In large part it is because companies still don't want to invest in the time and training it takes to build and run secure software. In this session you'll get the ammunition that you need to convince management that they can save money by spending defensively. You'll get the what's & why's you need in management vocabulary (read dollars and sense, um cents) and you'll learn about the evolving "Secure Culture" at Microsoft Corporation.
You won't want to miss this introduction to the MSDN Digital Black Belt Series as it sets the base line vocabulary for the sessions to come


2.) Building an Intentionally Secure Development Process.
Before the technical Tips & Tricks of Secure Code, we must understand how our organization will design, manage, develop, confirm, and maintain secure software from an organizational lifecycle perspective.

In this session, we'll lay the ground work for the secure development learning to come. We'll discuss organizational considerations, process hierarchy, lifecycle management and support tools. This will be the framework that secure technologies will be organized and insured by.

3.) Developer Security Principals and Guidelines.
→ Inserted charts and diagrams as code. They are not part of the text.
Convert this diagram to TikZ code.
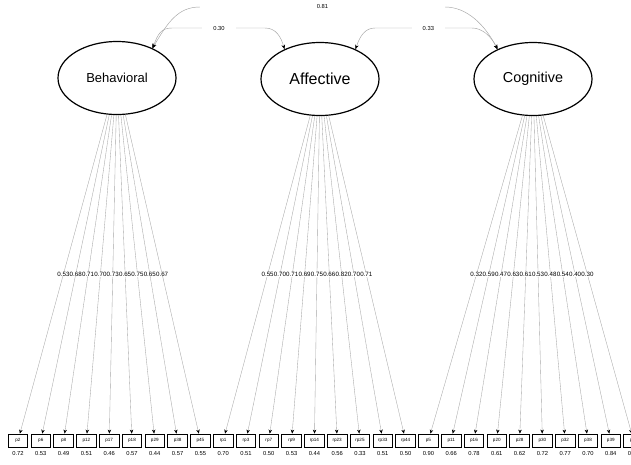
\documentclass[tikz,border=0pt]{standalone}
\usepackage{fontspec}
\setmainfont{Liberation Sans}
\usetikzlibrary{shapes.geometric,arrows.meta}
\begin{document}
\begin{tikzpicture}[x=1pt,y=-1pt,
  latent/.style={ellipse,draw=black,line width=1.2pt,minimum width=118pt,minimum height=73pt,inner sep=0pt},
  manifest/.style={rectangle,draw=black,line width=0.8pt,minimum width=19.5pt,minimum height=13pt,inner sep=0pt,font=\fontsize{4.6}{4.6}\selectfont},
  resid/.style={inner sep=0pt,font=\fontsize{5.8}{5.8}\selectfont},
  loadedge/.style={draw=gray!70,line width=0.35pt,-{Stealth[length=4pt,width=3.4pt,color=black]}},
  loadlbl/.style={fill=white,inner sep=0pt,font=\fontsize{6.2}{6.2}\selectfont},
  covedge/.style={draw=gray!70,line width=0.45pt,{Stealth[length=4.5pt,width=3.6pt,color=black]}-{Stealth[length=4.5pt,width=3.6pt,color=black]}},
  covlbl/.style={fill=white,inner sep=0pt,minimum height=5pt,font=\fontsize{5.8}{5.8}\selectfont}
]
\clip (0,0) rectangle (631,464);
\fill[white] (0,0) rectangle (631,464);

\node[latent,font=\fontsize{13}{13}\selectfont] (beh) at (117,78) {Behavioral};
\node[latent,font=\fontsize{16}{16}\selectfont] (aff) at (320,79) {Affective};
\node[latent,font=\fontsize{14.4}{14.4}\selectfont] (cog) at (533,79) {Cognitive};

\foreach \i/\lab/\res in {0/p2/0.72,1/p6/0.53,2/p8/0.49,3/p12/0.51,4/p17/0.46,5/p18/0.57,6/p29/0.44,7/p38/0.57,8/p45/0.55,
  9/rp1/0.70,10/rp3/0.51,11/rp7/0.50,12/rp9/0.53,13/rp14/0.44,14/rp23/0.56,15/rp25/0.33,16/rp33/0.51,17/rp44/0.50,
  18/p5/0.90,19/p11/0.66,20/p16/0.78,21/p20/0.61,22/p28/0.62,23/p30/0.72,24/p32/0.77,25/p38/0.70,26/p39/0.84,27/p42/0.91}{
  \node[manifest] (m\i) at ({18+22.8*\i},440.5) {\lab};
  \node[resid] (r\i) at ({18+22.8*\i},453.5) {\res};
}

\foreach \i/\l in {0/0.53,1/0.68,2/0.71,3/0.70,4/0.73,5/0.65,6/0.75,7/0.65,8/0.67}
  \draw[loadedge] (beh) -- node[loadlbl]{\l} (m\i);
\foreach \i/\l in {9/0.55,10/0.70,11/0.71,12/0.69,13/0.75,14/0.66,15/0.82,16/0.70,17/0.71}
  \draw[loadedge] (aff) -- node[loadlbl]{\l} (m\i);
\foreach \i/\l in {18/0.32,19/0.59,20/0.47,21/0.63,22/0.61,23/0.53,24/0.48,25/0.54,26/0.40,27/0.30}
  \draw[loadedge] (cog) -- node[loadlbl]{\l} (m\i);

\draw[covedge] (beh.40) .. controls (168,22) and (178,7) .. (200,7)
  -- node[covlbl,minimum width=245pt] (c81) {0.81} (445,7)
  .. controls (467,7) and (485,25) .. (cog.140);
\draw[covedge] (beh.40) .. controls (158,34) and (161,28) .. (172,28)
  -- node[covlbl,minimum width=34pt,pos=0.505] (c30) {0.30} (265,28)
  .. controls (276,28) and (281,37) .. (aff.140);
\draw[covedge] (aff.40) .. controls (360,36) and (365,28) .. (375,28)
  -- node[covlbl,minimum width=33pt,pos=0.55] (c33) {0.33} (472,28)
  .. controls (482,28) and (491,36) .. (cog.140);
\end{tikzpicture}
\end{document}
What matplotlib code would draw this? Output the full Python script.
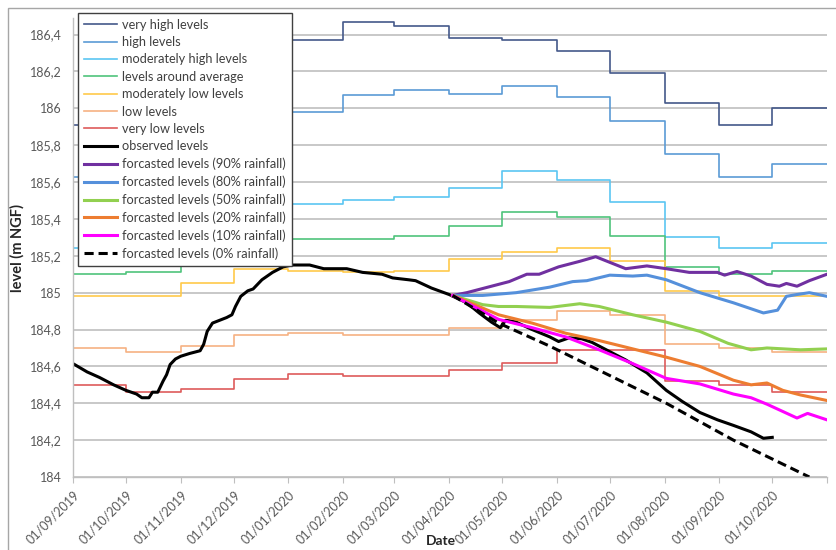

We'll begin this session by categorizing Attack Types, explaining how they work, what they do, and giving a real world example. We will then offer profiles of the various types of Mal-Techs - so we can exactly WHO we are up against. Then we'll close by comparing Rich Client, Web Client, and Web Service applications and modeling the functional areas of security concern.

4.) TECH: Protecting Secret Data (Connection Strings, Passwords, etc.)

One of the biggest challenges in designing and developing secure systems is how to store "the data that secures the data". In this session we'll examine secure ways to manage database connection strings and passwords, safe encryption key management, and securing other file based data. Technologies will include .NET Isolated Storage, the DPAPI, System.Excryption, and Biometrics.

5.) Part 1: Defending the Database: The SQL Injection Attack in Detail.

 Developers the world over UNDERESTIMATE the SQL Injection Attack. In this session we'll dive deep.

We'll do some live hacks to see the huge danger of SQL Injection, begging with a discussion of how a Mal-Tech might find and approach your box, discover your schema, table, and field names, steal your data, the corrupt your table records, add himself as an administrator, reduce your own admin rights, pollute your network, take over your mail server, shutdown your application (and hide it from your ops people), upload his own wares and OWN YOUR NETWORK.

We'll also look at what it takes prevent such a disaster.

6.) Part 2: Defending the database: Making the right design choices.

After drilling down in to the infamous SQL Injection attack we'll now look at several  of the Questions and Answers that face developers concerning the database and security such as, Secure Connections, SQL versus Windows Authentication, user versus role based authentication. EXPs. Managed Stored Procedures, Alerts and Monitors.

7.) Beating the Cracker - Don't let them steal your code.

All programs can be reverse engineered. Maybe they wanna steal your algorithms or code, maybe they just wanna use your application for free, maybe your binaries contain other secrets of great value to the Mal-Tech. Either way, you need to know how this is done and how you can protect your valuable intellectual property. This session will show you what you application might reveal, and how to hide that info from prying eyes.

8.) Social Engineering - and making your software "Fool Resistant".

Great defensive technology is still no match for raw stupidity. Most clever technical attacks begin with some assistance form Social Engineering. In this session we'll define social engineering and review a number of REAL World hacks that began with social engineering efforts. You'll have light bulbs go off when you realize "so THAT's how they got the bits in the door!" After reviewing these Social Engineering lead-ins to technical attacks we'll discuss the kinds of operational and technical functionality that will help mitigate our system's vulnerability to Social Engineering.